Due to recent community complaints on Saturday range noise, the mayor raised his concerns on the training to the German Federal Ministry of Defense. The ministry ruled in October that U.S. forces are allowed to conduct range training on Saturdays as part of the Status of Forces Agreement and range operating procedures. A similar review by U.S. Army in Europe host-nation legal officials of existing host- nation agreements concurred such training can be conducted Saturdays, with consideration to limit weekend firing to 10 times per year and with advance notice to local elected officials to notify their communities.

While those ministry and legal reviews took place, the Army shifted a planned Saturday range event at the last minute from Breitenwald to Baumholder to respect the procedural actions in the interim. However, this change to planned training was cost prohibitive in terms of time and money. Further, as the Baumholder facility is unable to support a large capacity of Soldiers, the change reduced the number of Soldiers able to qualify on their weapons.

The mayor hopes there are other viable alternate range locations in the area to relocate training on Saturdays: “It’s not realistic, of course, to get rid of the range entirely,” he said. “That’s not toward the common goal. I understand it’s a military training requirement.”

Degenhardt brought up possible use of German Bundeswehr ranges for local weekend training and the garrison commander said he’d forward those suggestions on his behalf.

“We understand the concerns,” Edwards said. “In an effort to reduce the military noise footprint, we’ve voluntarily restricted our firing hours from the maximum permitted and have limited our training to accommodate the concerns of our neighbors. However, the facility still needs to support those Soldiers who can’t train during the week, and it’s only used for those unavoidable situations.”
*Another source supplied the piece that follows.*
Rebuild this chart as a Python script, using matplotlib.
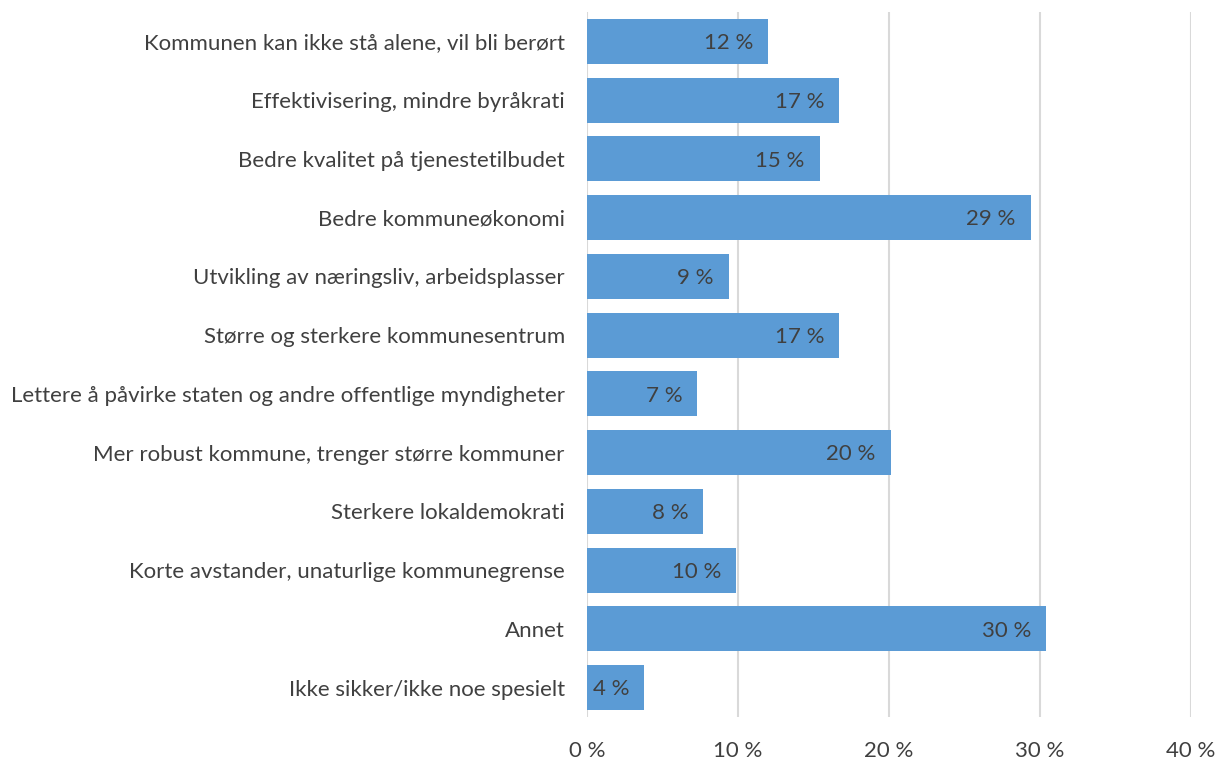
import matplotlib
matplotlib.use("Agg")
import matplotlib.pyplot as plt
import numpy as np

categories = [
    "Kommunen kan ikke stå alene, vil bli berørt",
    "Effektivisering, mindre byråkrati",
    "Bedre kvalitet på tjenestetilbudet",
    "Bedre kommuneøkonomi",
    "Utvikling av næringsliv, arbeidsplasser",
    "Større og sterkere kommunesentrum",
    "Lettere å påvirke staten og andre offentlige myndigheter",
    "Mer robust kommune, trenger større kommuner",
    "Sterkere lokaldemokrati",
    "Korte avstander, unaturlige kommunegrense",
    "Annet",
    "Ikke sikker/ikke noe spesielt",
]
values = [12.0, 16.7, 15.4, 29.4, 9.4, 16.7, 7.3, 20.1, 7.7, 9.9, 30.4, 3.8]
xticks = [0, 10, 20, 30, 40]

plt.rcParams['font.family'] = ['Lato', 'DejaVu Sans']
txt = '#404040'
fs = 16

fig = plt.figure(figsize=(12.24, 7.65), dpi=100)
ax = fig.add_axes([587/1224, 1-717/765, (1191-587)/1224, (717-12)/765])

y = np.arange(len(categories))
ax.barh(y, values, height=0.77, color='#5B9BD5', zorder=3)
ax.set_ylim(len(categories)-0.5, -0.5)
ax.set_xlim(0, 40)
ax.set_xticks(xticks)
ax.set_xticklabels([f"{t} %" for t in xticks], fontsize=fs, color=txt)
ax.set_yticks(y)
ax.set_yticklabels(categories, fontsize=fs, color=txt)
ax.tick_params(length=0)
ax.tick_params(axis='x', pad=17)
ax.tick_params(axis='y', pad=16)
ax.grid(axis='x', color='#D9D9D9', linewidth=1.5, zorder=0)
for s in ax.spines.values():
    s.set_visible(False)

for yi, v in zip(y, values):
    ax.text(v - 1.0, yi + 0.03, f"{round(v):d} %", ha='right', va='center', fontsize=fs, color=txt, zorder=4)

fig.savefig("out.png", dpi=100)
“As an Army leader, (I’m aware) the potential exists that both our Soldiers and Airmen can be put in harm’s way – it is critical we ensure their readiness and, in turn, their safety if deployed,” Edwards added.

It was Degenhardt’s first visit to USAG Rheinland-Pfalz Headquarters on Rhine Ordnance Barracks and a follow up to Edwards hosting a Landstuhl Community Engagement this past spring with key local mayors.

“I always want to be open and transparent about any issues that affect our communities and engage in discussion to find positive outcomes for all concerned,” said Edwards.